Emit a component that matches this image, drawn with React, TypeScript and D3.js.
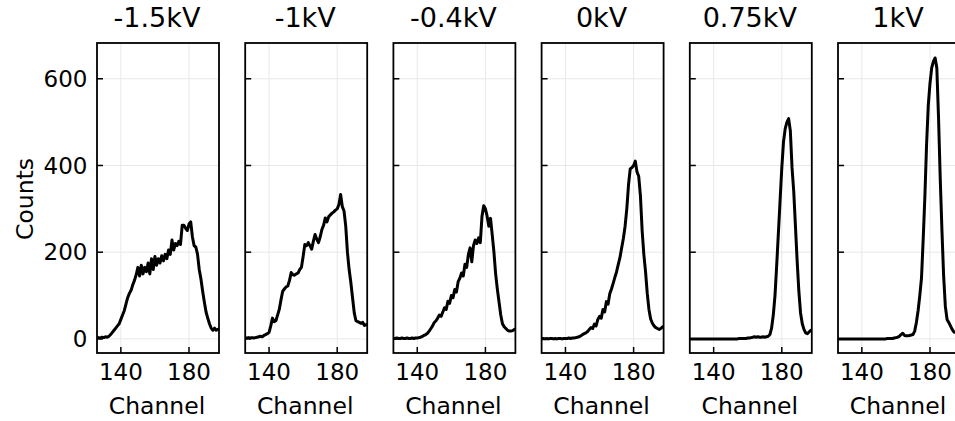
import React from "react";
import * as d3 from "d3";

const TITLES = ["-1.5kV", "-1kV", "-0.4kV", "0kV", "0.75kV", "1kV"];
const CHANNEL_START = 126;
const X_TICKS = [140, 180];
const Y_TICKS = [0, 200, 400, 600];

const S_M15 = [
  2, 3, 2, 4, 3, 5, 4, 6, 10, 15,
  20, 25, 30, 35, 45, 55, 65, 80, 95, 105,
  112, 125, 135, 148, 165, 145, 170, 150, 165, 155,
  175, 150, 185, 160, 190, 170, 185, 175, 192, 180,
  195, 185, 205, 195, 228, 205, 220, 215, 225, 218,
  262, 262, 255, 250, 265, 270, 235, 215, 212, 195,
  160, 138, 110, 85, 62, 48, 35, 25, 20, 25,
  20, 22, 22,
];
const S_M10 = [
  2, 2, 3, 2, 3, 2, 3, 4, 5, 6,
  5, 8, 10, 12, 15, 30, 48, 40, 42, 55,
  68, 90, 110, 115, 120, 122, 135, 153, 148, 147,
  150, 152, 160, 165, 190, 218, 215, 222, 215, 207,
  225, 241, 230, 222, 235, 252, 262, 279, 270, 282,
  286, 290, 293, 297, 300, 310, 333, 305, 295, 260,
  200, 160, 130, 95, 60, 42, 40, 38, 36, 38,
  31, 33, 33,
];
const S_M04 = [
  1, 1, 2, 1, 1, 2, 1, 1, 2, 1,
  1, 2, 1, 2, 2, 3, 4, 6, 8, 10,
  13, 18, 24, 30, 38, 42, 48, 55, 52, 62,
  72, 68, 87, 82, 100, 95, 114, 108, 132, 140,
  152, 145, 172, 165, 195, 210, 178, 215, 228, 220,
  233, 222, 283, 307, 300, 283, 260, 278, 240, 200,
  150, 115, 85, 55, 35, 28, 24, 20, 18, 18,
  19, 22, 22,
];
const S_0 = [
  0, 1, 0, 1, 0, 1, 1, 0, 1, 0,
  1, 1, 0, 1, 1, 1, 2, 1, 2, 2,
  3, 4, 5, 7, 10, 12, 14, 17, 22, 26,
  24, 34, 30, 45, 52, 48, 68, 62, 86, 80,
  104, 115, 128, 142, 155, 172, 188, 210, 232, 260,
  300, 355, 392, 395, 400, 410, 385, 375, 330, 250,
  195, 155, 105, 68, 46, 36, 30, 26, 24, 22,
  24, 28, 28,
];
const S_075 = [
  0, 0, 0, 0, 0, 0, 0, 0, 0, 0,
  0, 0, 0, 0, 0, 0, 0, 0, 0, 0,
  0, 0, 0, 0, 0, 0, 0, 0, 0, 1,
  1, 1, 1, 1, 2, 2, 3, 4, 5, 4,
  5, 4, 4, 5, 4, 5, 6, 10, 25, 55,
  100, 170, 245, 320, 395, 455, 485, 500, 508, 480,
  395, 340, 260, 180, 110, 60, 35, 22, 14, 12,
  16, 20, 20,
];
const S_10 = [
  0, 0, 0, 0, 0, 0, 0, 0, 0, 0,
  0, 0, 0, 0, 0, 0, 0, 0, 0, 0,
  0, 0, 0, 0, 0, 0, 0, 0, 0, 1,
  1, 1, 1, 2, 3, 4, 6, 10, 13, 8,
  7, 7, 8, 9, 10, 18, 38, 65, 100, 140,
  230, 330, 450, 540, 590, 625, 640, 648, 625, 510,
  370, 250, 145, 75, 45, 38, 30, 22, 16, 15,
  16, 18, 18,
];
const SERIES = [S_M15, S_M10, S_M04, S_0, S_075, S_10];

const FONT = "DejaVu Sans, sans-serif";
const LEFT0 = 97;
const STEP = 148.2;
const PW = 122;
const TOP = 43;
const PH = 310;

export default function App() {
  const y = d3.scaleLinear().domain([-32.5, 682.5]).range([TOP + PH, TOP]);
  return (
    <svg
      width={955}
      height={421}
      style={{ position: "absolute", left: 0, top: 0, background: "#fff" }}
      fontFamily={FONT}
    >
      <rect x={0} y={0} width={955} height={421} fill="#fff" />
      {SERIES.map((vals, i) => {
        const left = LEFT0 + i * STEP;
        const x = d3.scaleLinear().domain([126, 197.6]).range([left, left + PW]);
        const line = d3
          .line<number>()
          .x((_, k) => x(CHANNEL_START + k))
          .y((v) => y(v));
        const cx = left + PW / 2;
        return (
          <g key={i}>
            <defs>
              <clipPath id={`clip${i}`}>
                <rect x={left} y={TOP} width={PW} height={PH} />
              </clipPath>
            </defs>
            {X_TICKS.map((t) => (
              <line key={"gx" + t} x1={x(t)} x2={x(t)} y1={TOP} y2={TOP + PH} stroke="#e8e8e8" strokeWidth={1} />
            ))}
            {Y_TICKS.map((t) => (
              <line key={"gy" + t} x1={left} x2={left + PW} y1={y(t)} y2={y(t)} stroke="#e8e8e8" strokeWidth={1} />
            ))}
            <path
              d={line(vals) || ""}
              fill="none"
              stroke="#000"
              strokeWidth={3}
              strokeLinejoin="round"
              clipPath={`url(#clip${i})`}
            />
            <rect x={left} y={TOP} width={PW} height={PH} fill="none" stroke="#000" strokeWidth={1.8} />
            {X_TICKS.map((t) => (
              <g key={"tx" + t}>
                <line x1={x(t)} x2={x(t)} y1={TOP + PH} y2={TOP + PH - 6} stroke="#000" strokeWidth={1.5} />
                <text x={x(t)} y={379.5} textAnchor="middle" fontSize={23}>
                  {t}
                </text>
              </g>
            ))}
            {Y_TICKS.map((t) => (
              <g key={"ty" + t}>
                <line x1={left} x2={left + 6} y1={y(t)} y2={y(t)} stroke="#000" strokeWidth={1.5} />
                {i === 0 && (
                  <text x={87.5} y={y(t) + 8.2} textAnchor="end" fontSize={23}>
                    {t}
                  </text>
                )}
              </g>
            ))}
            <text x={cx - 1} y={26.5} textAnchor="middle" fontSize={27}>
              {TITLES[i]}
            </text>
            <text x={cx - 1} y={414} textAnchor="middle" fontSize={23.5}>
              Channel
            </text>
          </g>
        );
      })}
      <text transform="translate(33,199) rotate(-90)" textAnchor="middle" fontSize={23.5}>
        Counts
      </text>
    </svg>
  );
}
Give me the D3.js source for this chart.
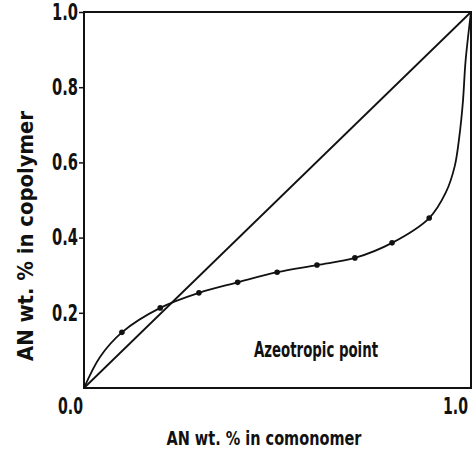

* [The request]:
Repeat the records above exactly, from the first line through the line containing "const Y_TICKS = [0, 200, 400, 600];", and leave out the pictures.

* [Full answer]:
Emit a component that matches this image, drawn with React, TypeScript and D3.js.
import React from "react";
import * as d3 from "d3";

const TITLES = ["-1.5kV", "-1kV", "-0.4kV", "0kV", "0.75kV", "1kV"];
const CHANNEL_START = 126;
const X_TICKS = [140, 180];
const Y_TICKS = [0, 200, 400, 600];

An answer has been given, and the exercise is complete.